- Direction
Everything from the first line of the data below through the line that contains "plt.rcParams['mathtext.fontset'] = 'dejavusans'" should be written out exactly, please, and nothing more; the pictures stay out.

- Information provided
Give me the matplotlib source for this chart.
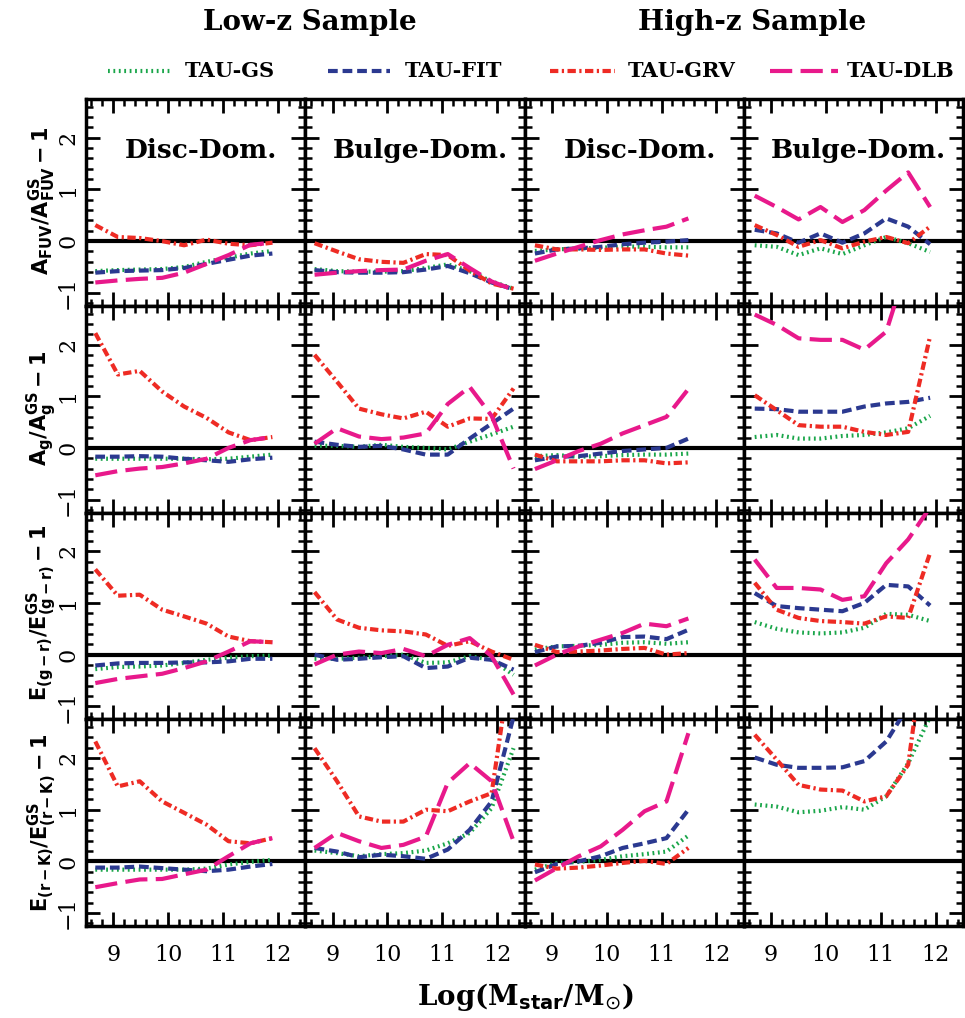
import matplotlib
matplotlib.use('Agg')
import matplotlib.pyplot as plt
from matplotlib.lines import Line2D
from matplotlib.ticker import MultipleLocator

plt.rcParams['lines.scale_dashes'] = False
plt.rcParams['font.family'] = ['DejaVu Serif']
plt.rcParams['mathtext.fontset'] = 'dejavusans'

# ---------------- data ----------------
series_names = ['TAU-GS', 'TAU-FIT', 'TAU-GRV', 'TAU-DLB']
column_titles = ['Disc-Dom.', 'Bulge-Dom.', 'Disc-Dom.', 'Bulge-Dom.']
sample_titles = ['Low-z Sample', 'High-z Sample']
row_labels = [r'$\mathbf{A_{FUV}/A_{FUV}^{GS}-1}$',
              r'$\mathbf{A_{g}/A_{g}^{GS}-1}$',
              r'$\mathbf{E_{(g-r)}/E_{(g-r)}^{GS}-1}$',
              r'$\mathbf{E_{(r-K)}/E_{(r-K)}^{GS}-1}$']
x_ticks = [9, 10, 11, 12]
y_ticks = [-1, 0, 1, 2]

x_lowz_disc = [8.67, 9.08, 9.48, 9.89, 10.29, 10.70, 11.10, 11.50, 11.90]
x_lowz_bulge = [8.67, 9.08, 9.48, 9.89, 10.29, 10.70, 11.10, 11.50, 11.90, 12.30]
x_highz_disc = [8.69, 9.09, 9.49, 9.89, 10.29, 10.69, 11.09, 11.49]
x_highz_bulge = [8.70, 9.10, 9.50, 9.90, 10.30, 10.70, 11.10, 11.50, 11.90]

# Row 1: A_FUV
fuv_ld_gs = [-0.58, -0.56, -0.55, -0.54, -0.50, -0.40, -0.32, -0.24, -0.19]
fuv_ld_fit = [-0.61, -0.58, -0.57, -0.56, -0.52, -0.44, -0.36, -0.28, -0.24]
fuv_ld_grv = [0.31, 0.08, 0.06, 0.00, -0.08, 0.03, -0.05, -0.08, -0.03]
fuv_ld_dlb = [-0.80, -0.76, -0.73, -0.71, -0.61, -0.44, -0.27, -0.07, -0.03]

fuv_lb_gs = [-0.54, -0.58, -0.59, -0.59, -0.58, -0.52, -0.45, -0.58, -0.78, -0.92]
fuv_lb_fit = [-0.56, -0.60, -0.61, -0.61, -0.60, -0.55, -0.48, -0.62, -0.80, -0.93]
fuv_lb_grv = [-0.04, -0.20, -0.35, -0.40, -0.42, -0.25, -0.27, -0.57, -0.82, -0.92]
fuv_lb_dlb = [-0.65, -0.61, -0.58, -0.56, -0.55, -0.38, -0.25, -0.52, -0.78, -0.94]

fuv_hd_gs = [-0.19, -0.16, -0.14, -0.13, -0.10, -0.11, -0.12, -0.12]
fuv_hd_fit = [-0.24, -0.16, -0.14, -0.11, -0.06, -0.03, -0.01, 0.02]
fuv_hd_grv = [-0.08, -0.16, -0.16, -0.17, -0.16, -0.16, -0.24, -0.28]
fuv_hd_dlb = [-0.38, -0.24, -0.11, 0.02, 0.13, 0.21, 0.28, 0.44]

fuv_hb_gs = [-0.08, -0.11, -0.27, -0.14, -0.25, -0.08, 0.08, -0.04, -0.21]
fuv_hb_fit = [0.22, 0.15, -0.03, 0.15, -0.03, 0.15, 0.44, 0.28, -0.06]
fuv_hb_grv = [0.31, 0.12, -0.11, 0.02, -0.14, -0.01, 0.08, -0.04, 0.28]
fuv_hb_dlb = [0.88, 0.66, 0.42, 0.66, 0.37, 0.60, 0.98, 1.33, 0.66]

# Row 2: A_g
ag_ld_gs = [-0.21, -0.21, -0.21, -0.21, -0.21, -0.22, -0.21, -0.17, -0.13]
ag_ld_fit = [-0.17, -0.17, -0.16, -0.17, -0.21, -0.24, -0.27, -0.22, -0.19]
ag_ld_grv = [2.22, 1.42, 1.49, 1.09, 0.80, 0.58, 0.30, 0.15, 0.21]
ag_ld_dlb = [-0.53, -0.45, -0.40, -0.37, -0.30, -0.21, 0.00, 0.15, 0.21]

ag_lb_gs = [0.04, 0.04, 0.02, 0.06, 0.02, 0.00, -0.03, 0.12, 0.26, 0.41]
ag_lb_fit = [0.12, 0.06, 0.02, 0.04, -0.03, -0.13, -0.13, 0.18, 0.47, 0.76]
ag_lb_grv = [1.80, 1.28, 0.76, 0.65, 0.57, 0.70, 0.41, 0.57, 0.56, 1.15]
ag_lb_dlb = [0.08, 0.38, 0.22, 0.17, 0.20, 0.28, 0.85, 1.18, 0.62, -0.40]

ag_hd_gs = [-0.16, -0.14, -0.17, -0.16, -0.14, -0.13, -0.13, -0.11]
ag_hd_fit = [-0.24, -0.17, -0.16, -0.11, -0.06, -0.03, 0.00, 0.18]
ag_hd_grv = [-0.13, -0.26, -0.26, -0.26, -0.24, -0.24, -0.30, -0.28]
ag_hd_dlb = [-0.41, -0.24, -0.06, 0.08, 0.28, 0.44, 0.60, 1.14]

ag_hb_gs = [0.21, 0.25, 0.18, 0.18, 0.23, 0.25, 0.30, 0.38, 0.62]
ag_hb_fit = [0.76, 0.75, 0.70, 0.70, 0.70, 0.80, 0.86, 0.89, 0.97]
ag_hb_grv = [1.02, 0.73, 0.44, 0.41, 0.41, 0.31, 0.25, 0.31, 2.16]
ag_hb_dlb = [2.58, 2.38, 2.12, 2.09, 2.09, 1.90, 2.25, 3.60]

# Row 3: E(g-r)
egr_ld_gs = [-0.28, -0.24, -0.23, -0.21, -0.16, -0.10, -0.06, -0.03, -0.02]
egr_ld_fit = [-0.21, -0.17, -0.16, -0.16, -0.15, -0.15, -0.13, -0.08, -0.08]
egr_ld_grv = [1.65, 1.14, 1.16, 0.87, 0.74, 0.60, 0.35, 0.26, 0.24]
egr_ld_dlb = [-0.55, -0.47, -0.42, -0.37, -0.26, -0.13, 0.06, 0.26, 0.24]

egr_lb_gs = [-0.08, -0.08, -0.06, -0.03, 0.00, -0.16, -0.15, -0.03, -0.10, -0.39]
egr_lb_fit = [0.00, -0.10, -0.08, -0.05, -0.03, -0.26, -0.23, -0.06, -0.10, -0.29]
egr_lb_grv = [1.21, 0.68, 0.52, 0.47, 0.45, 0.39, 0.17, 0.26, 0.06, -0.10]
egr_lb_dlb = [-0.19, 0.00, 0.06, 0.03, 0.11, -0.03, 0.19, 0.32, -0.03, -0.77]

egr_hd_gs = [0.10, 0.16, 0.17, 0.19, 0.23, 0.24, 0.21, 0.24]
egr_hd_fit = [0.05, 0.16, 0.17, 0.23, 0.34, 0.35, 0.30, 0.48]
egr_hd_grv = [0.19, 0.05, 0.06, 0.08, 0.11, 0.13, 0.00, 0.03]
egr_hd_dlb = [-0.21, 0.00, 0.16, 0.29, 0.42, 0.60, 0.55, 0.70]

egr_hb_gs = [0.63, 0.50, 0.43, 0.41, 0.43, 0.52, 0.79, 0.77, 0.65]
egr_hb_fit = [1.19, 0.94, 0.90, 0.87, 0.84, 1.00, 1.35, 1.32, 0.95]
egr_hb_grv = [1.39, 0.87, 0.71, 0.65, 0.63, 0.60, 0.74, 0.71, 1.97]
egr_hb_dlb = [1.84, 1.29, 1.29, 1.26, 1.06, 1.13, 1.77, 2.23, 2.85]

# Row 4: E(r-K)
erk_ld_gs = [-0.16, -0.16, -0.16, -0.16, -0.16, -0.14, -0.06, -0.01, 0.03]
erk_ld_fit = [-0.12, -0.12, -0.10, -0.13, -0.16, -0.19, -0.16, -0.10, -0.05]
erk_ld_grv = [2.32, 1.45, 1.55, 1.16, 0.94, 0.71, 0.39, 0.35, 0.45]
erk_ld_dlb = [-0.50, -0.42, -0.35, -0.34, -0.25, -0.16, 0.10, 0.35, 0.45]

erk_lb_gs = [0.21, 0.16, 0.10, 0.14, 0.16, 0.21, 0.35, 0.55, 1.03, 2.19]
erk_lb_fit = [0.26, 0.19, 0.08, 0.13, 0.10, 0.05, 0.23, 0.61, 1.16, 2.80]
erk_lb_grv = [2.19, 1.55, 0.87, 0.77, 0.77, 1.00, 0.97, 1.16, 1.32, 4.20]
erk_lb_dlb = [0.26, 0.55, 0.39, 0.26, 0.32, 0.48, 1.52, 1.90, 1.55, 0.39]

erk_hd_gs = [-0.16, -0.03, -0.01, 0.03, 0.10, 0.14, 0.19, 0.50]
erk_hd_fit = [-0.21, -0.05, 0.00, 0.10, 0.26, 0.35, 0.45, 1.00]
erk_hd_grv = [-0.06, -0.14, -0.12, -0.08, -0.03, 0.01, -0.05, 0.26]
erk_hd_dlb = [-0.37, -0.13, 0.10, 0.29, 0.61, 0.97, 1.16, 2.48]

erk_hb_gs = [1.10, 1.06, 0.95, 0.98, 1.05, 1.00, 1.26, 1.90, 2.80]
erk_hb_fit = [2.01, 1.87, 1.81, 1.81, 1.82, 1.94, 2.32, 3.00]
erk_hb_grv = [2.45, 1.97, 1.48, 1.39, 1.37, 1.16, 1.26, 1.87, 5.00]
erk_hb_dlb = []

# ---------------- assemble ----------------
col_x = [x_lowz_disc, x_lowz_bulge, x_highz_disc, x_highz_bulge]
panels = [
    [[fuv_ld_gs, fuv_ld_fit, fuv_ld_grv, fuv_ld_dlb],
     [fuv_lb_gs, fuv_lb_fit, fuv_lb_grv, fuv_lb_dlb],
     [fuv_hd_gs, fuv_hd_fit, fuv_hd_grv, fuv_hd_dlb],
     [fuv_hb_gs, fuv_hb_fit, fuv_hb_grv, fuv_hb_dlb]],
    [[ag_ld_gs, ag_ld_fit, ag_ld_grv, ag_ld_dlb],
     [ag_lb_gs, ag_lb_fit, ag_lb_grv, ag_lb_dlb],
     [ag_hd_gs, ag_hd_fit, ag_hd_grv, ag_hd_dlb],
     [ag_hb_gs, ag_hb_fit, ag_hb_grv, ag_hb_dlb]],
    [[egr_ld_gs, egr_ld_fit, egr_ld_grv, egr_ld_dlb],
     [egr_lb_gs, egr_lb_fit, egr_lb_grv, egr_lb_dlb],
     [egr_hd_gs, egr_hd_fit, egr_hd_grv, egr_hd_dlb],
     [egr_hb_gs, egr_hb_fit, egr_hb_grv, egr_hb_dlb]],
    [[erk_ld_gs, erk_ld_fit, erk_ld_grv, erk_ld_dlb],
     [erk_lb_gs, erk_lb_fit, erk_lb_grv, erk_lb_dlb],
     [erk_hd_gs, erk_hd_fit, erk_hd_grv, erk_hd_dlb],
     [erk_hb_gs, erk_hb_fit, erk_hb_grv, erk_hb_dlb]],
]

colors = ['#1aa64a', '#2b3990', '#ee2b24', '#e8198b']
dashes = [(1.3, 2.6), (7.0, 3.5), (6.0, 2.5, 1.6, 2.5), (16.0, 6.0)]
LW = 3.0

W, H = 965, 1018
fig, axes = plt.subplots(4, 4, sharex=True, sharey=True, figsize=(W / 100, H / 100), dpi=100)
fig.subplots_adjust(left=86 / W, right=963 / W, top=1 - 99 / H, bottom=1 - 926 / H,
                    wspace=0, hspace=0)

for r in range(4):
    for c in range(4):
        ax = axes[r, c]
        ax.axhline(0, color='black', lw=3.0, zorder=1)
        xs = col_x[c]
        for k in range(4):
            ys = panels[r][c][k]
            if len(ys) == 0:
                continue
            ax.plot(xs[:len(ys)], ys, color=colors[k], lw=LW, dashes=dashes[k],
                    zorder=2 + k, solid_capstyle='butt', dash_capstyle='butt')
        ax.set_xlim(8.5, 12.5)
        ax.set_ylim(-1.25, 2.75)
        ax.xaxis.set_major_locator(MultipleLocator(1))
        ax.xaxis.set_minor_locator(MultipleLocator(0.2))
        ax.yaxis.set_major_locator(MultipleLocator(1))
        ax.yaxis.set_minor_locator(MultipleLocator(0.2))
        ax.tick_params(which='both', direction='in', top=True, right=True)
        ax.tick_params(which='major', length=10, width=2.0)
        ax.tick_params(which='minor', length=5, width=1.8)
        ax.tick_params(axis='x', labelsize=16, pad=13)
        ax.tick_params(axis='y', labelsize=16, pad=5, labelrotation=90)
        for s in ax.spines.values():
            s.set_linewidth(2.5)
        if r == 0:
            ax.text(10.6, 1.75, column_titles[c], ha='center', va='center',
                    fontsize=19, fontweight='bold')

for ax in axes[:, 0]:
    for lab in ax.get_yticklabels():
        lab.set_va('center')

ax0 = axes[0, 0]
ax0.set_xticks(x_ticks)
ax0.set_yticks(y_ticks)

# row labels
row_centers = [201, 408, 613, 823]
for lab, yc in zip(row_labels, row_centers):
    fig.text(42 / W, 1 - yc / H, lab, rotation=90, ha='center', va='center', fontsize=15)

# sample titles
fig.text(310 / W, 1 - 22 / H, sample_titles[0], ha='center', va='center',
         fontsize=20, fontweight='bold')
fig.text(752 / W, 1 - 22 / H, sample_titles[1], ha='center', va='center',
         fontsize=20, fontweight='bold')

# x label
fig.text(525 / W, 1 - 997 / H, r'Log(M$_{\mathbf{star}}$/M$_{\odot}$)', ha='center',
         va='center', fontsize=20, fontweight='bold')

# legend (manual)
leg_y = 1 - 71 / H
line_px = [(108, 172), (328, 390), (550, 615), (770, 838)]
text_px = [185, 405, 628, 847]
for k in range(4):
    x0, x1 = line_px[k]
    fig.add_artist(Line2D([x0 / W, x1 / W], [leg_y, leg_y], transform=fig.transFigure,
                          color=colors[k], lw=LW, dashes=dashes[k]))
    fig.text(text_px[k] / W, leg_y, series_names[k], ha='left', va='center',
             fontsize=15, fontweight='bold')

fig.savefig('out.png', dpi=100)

- Expected answer
Give me the matplotlib source for this chart.
import matplotlib
matplotlib.use('Agg')
import matplotlib.pyplot as plt
from matplotlib.lines import Line2D
from matplotlib.ticker import MultipleLocator

plt.rcParams['lines.scale_dashes'] = False
plt.rcParams['font.family'] = ['DejaVu Serif']
plt.rcParams['mathtext.fontset'] = 'dejavusans'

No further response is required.